Trade deficit drops to 1½-year low in May

  • The trade gap narrowed 6.6 percent to $43.1 billion, the smallest since October 2016
  • Data for April was slightly revised to show the trade deficit falling to $46.1 billion, instead of the previously reported $46.2 billion.
  • The drop in the real trade deficit in April and May suggests trade could contribute to gross domestic product in the second quarter after having a neutral impact in the January-March period.
New vehicles are seen at the Horizon Terminal as they await to be exported from Port Everglades on May 22, 2018 in Fort Lauderdale, Florida. 
Joe Raedle | Getty Images
New vehicles are seen at the Horizon Terminal as they await to be exported from Port Everglades on May 22, 2018 in Fort Lauderdale, Florida. 

The U.S. trade deficit fell to a 1½ -year low in May as exports rose to a record high, boosted by an increase in shipments of soybeans and commercial aircraft.

The Commerce Department said on Friday the trade gap narrowed 6.6 percent to $43.1 billion, the smallest since October 2016. Data for April was slightly revised to show the trade deficit falling to $46.1 billion, instead of the previously reported $46.2 billion.

Economists polled by Reuters had forecast the trade deficit declining to $43.7 billion in May. When adjusted for inflation, the trade gap narrowed to $75.3 billion, the lowest level since March 2017, from $77.5 billion in April. The so-called real trade deficit in April and May was below its $82.5 billion average in the first quarter.

The drop in the real trade deficit in April and May suggests trade could contribute to gross domestic product in the second quarter after having a neutral impact in the January-March period. Estimates for second-quarter GDP are above a 4.0 percent annualized rate, which is double the 2.0 percent growth pace logged in the first three months of the year.

But tensions between the United States and its major trading partners, including China, the European Union, Canada and Mexico are clouding the outlook for the rest of the year.

The Trump administration has imposed tariffs on a range of imported goods, including steel and aluminum, to protect domestic industries from what it says is unfair competition from foreign manufacturers. On Friday, the U.S. and China slapped tit-for-tat duties on $34 billion worth of the other's imports.

Economists have warned the tit-for-tat tariffs could disrupt the supply chain, undermine business investment and raise prices for consumers, and wipe out the stimulus from a $1.5 trillion tax cut package that came into effect in January.

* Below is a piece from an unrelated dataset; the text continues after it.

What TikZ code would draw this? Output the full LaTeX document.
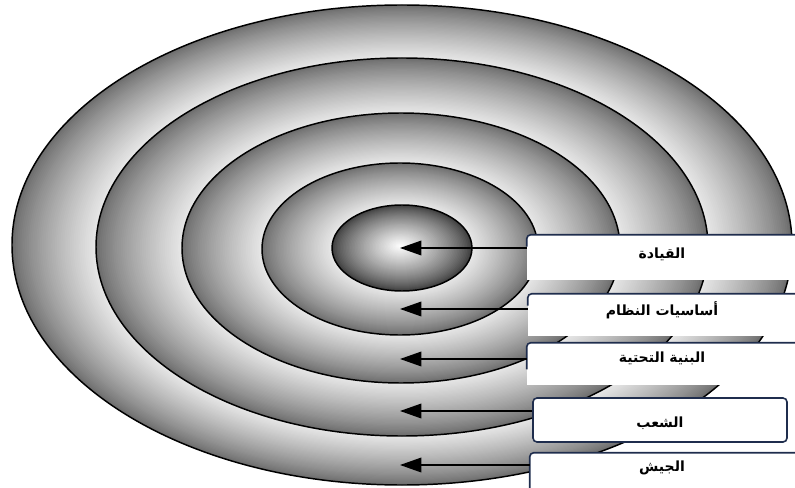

The politically sensitive goods trade deficit with China surged 18.7 percent to $33.2 billion in May. The deficit with Mexico jumped 18.8 percent.

In May, exports of goods and services rose 1.9 percent to a record $215.3 billion. Exports were boosted by a $1.9 billion increase in deliveries of commercial aircraft. Soybean exports increased 2.0 billion. Imports of goods and services rose 0.4 percent to $258.4 billion in May.